Stem Cells From Blood Sample

 

Scientists at Cambridge University in the UK have found a way to make stem cells out of blood. An article in the university's Research News section says that the discovery increases "the hope that scientists could one day use stem cells made from patients’ own cells to treat cardiovascular disease."  The research was in the journal Stem Cells: Translational Medicine.

The study outlines a method in which scientists can get the cells they need to make "induced pluripotent stem cells" from a routine blood sample. Until now, researchers have not been able to locate an appropriate cell in blood that could be turned into a stem cell. Instead, they have made, and often make cells from skin or other tissues, which can require a surgical procedure such as a biopsy.

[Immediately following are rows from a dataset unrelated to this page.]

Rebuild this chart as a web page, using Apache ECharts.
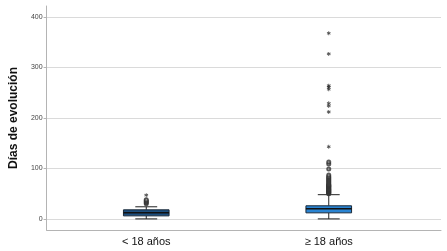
<!DOCTYPE html>
<html>
<head>
<meta charset="utf-8">
<script src="https://cdn.jsdelivr.net/npm/echarts@6/dist/echarts.min.js"></script>
<style>
  html, body { margin: 0; padding: 0; background: #fff; }
  #chart { width: 447px; height: 251px; }
</style>
</head>
<body>
<div id="chart"></div>
<script>
// grupos de edad
const categories = ["< 18 años", "≥ 18 años"];
// [min, Q1, mediana, Q3, max] de cada grupo
const boxStats = [
  [0, 6, 12, 18, 24],
  [0, 12, 20, 26, 48]
];
const boxColors = ["#1d4e7e", "#2a84d2"];
// atípicos (círculos) y extremos (asteriscos)
const outliersMenor = [30, 32, 34, 36, 38];
const extremosMenor = [47];
const outliersMayor = [50, 51, 52, 53, 54, 55, 56, 57, 58, 59, 60, 61, 62, 63, 64, 65, 66, 67, 68, 70, 72, 74, 76, 78, 80, 82, 84, 87, 99, 109, 113];
const extremosMayor = [143, 212, 224, 229, 257, 261, 264, 327, 368];
const yTicks = [0, 100, 200, 300, 400];

const chart = echarts.init(document.getElementById("chart"));

const toPoints = (idx, arr) => arr.map(v => [idx, v]);
const starPath = "path://M4,0h2v3.3l2.9-1.7 1,1.7-2.9,1.7 2.9,1.7-1,1.7-2.9-1.7v3.3h-2v-3.3l-2.9,1.7-1-1.7 2.9-1.7-2.9-1.7 1-1.7 2.9,1.7z";

const option = {
  animation: false,
  grid: [
    { left: 33, right: 6, top: 6, bottom: 21 },
    { left: 55, right: 27, top: 6, bottom: 21 }
  ],
  xAxis: [
    {
      gridIndex: 0, type: "category", data: [""],
      axisLine: { onZero: false, lineStyle: { color: "#b4b4b4" } },
      axisTick: { show: false }, axisLabel: { show: false }
    },
    {
      gridIndex: 1, type: "category", data: categories,
      axisLine: { show: false }, axisTick: { show: false },
      axisLabel: { color: "#111", fontSize: 11, fontFamily: "Liberation Sans", margin: 6 }
    }
  ],
  yAxis: [
    {
      gridIndex: 0, type: "value", min: -22, max: 422,
      name: "Días de evolución", nameLocation: "middle", nameRotate: 90, nameGap: 25,
      nameTextStyle: { fontSize: 12, fontWeight: "bold", color: "#111", fontFamily: "Liberation Sans" },
      axisLine: { show: true, lineStyle: { color: "#b4b4b4" } },
      axisTick: { show: true, length: 3, customValues: yTicks, lineStyle: { color: "#b4b4b4" } },
      axisLabel: { customValues: yTicks, fontSize: 7, color: "#444", margin: 4, fontFamily: "Liberation Sans" },
      splitLine: { show: true, lineStyle: { color: "#dadada" } }
    },
    {
      gridIndex: 1, type: "value", min: -22, max: 422, show: false,
      splitLine: { show: false }
    }
  ],
  series: [
    {
      type: "custom",
      xAxisIndex: 1, yAxisIndex: 1,
      data: boxStats.map((s, i) => [i].concat(s)),
      renderItem: function (params, api) {
        const idx = api.value(0);
        const band = api.size([1, 0])[0];
        const half = band * 0.125;
        const cap = band * 0.06;
        const pMin = api.coord([idx, api.value(1)]);
        const pQ1 = api.coord([idx, api.value(2)]);
        const pMed = api.coord([idx, api.value(3)]);
        const pQ3 = api.coord([idx, api.value(4)]);
        const pMax = api.coord([idx, api.value(5)]);
        const x = pMed[0];
        const line = { stroke: "#222", lineWidth: 1 };
        return {
          type: "group",
          children: [
            { type: "line", shape: { x1: x, y1: pMax[1], x2: x, y2: pQ3[1] }, style: line },
            { type: "line", shape: { x1: x, y1: pQ1[1], x2: x, y2: pMin[1] }, style: line },
            { type: "line", shape: { x1: x - cap, y1: pMax[1], x2: x + cap, y2: pMax[1] }, style: line },
            { type: "line", shape: { x1: x - cap, y1: pMin[1], x2: x + cap, y2: pMin[1] }, style: line },
            {
              type: "rect",
              shape: { x: x - half, y: pQ3[1], width: half * 2, height: pQ1[1] - pQ3[1] },
              style: { fill: boxColors[idx], stroke: "#1a2a3a", lineWidth: 1 }
            },
            { type: "line", shape: { x1: x - half, y1: pMed[1], x2: x + half, y2: pMed[1] }, style: { stroke: "#111", lineWidth: 1.5 } }
          ]
        };
      }
    },
    {
      type: "scatter", xAxisIndex: 1, yAxisIndex: 1,
      data: toPoints(0, outliersMenor).concat(toPoints(1, outliersMayor)),
      symbol: "emptyCircle", symbolSize: 3,
      itemStyle: { color: "#333", borderWidth: 0.8 }
    },
    {
      type: "scatter", xAxisIndex: 1, yAxisIndex: 1,
      data: toPoints(0, extremosMenor).concat(toPoints(1, extremosMayor)),
      symbol: starPath, symbolSize: 4,
      itemStyle: { color: "#222" }
    }
  ]
};

chart.setOption(option);
</script>
</body>
</html>
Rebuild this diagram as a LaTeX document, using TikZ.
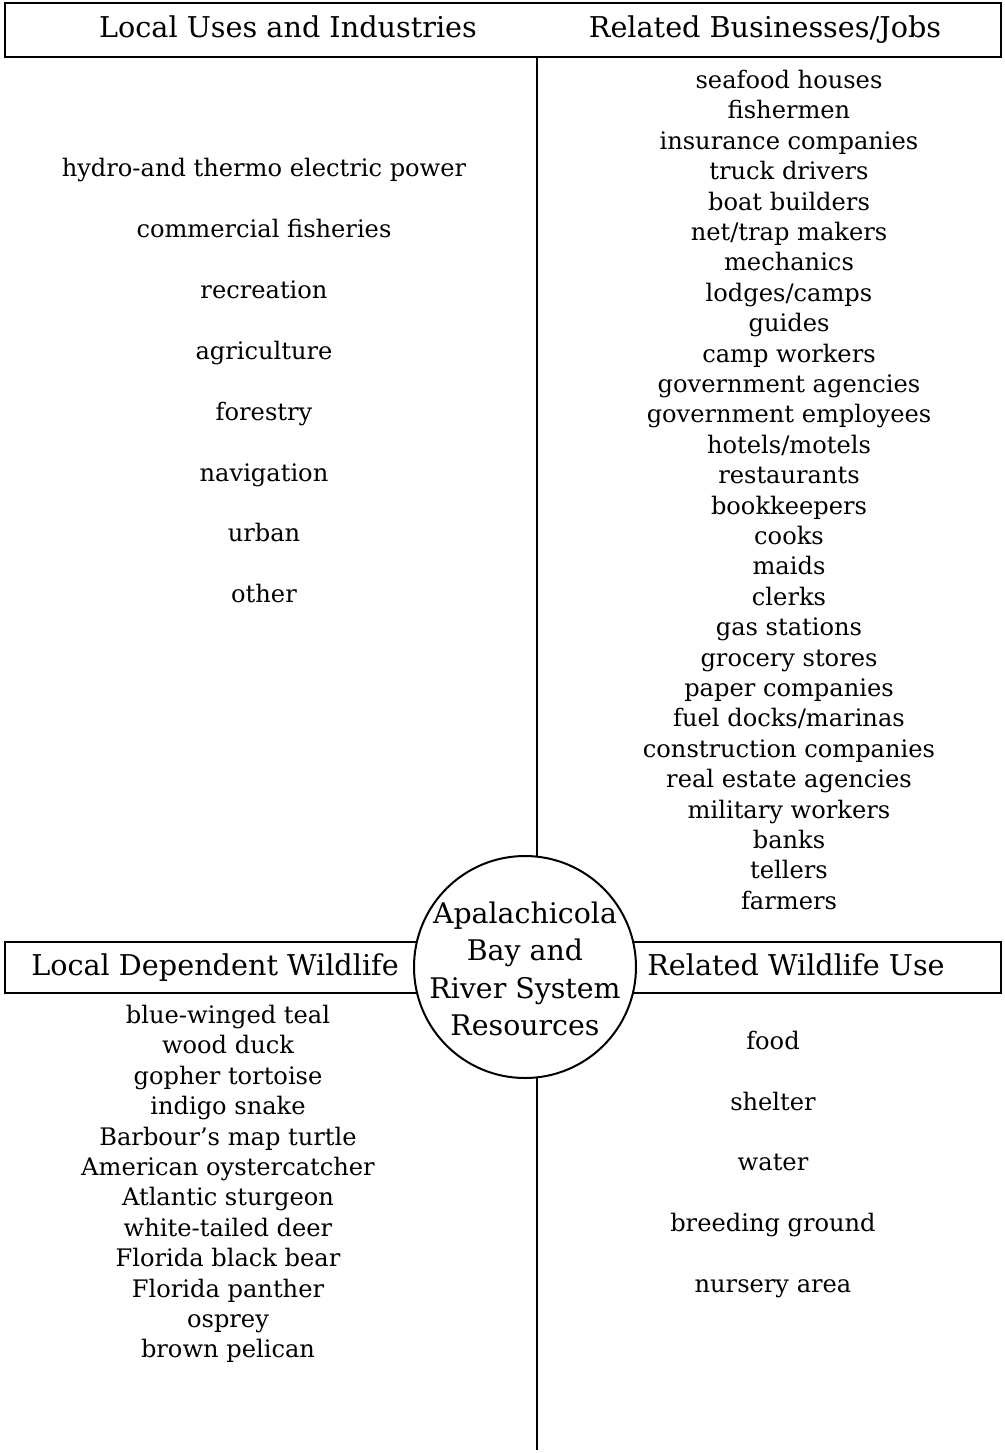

Dr Amer Rana and his colleagues at the University of Cambridge grew patients’ blood in the lab and isolated what are known as "late outgrowth endothelial progenitor cells." The Research News article quotes Dr. Rana as saying

“We are excited to have developed a practical and efficient method to create stem cells from a cell type found in blood. Tissue biopsies are undesirable – particularly for children and the elderly – whereas taking blood samples is routine for all patients.Researchers can freeze and store the blood cells, and then turn them into iPS cells at a later stage, rather than having to transform them as soon as they are sourced, as is the case for other cell types used previously. This will have tremendous practical value – prolonging the ‘use by date’ of patient samples.”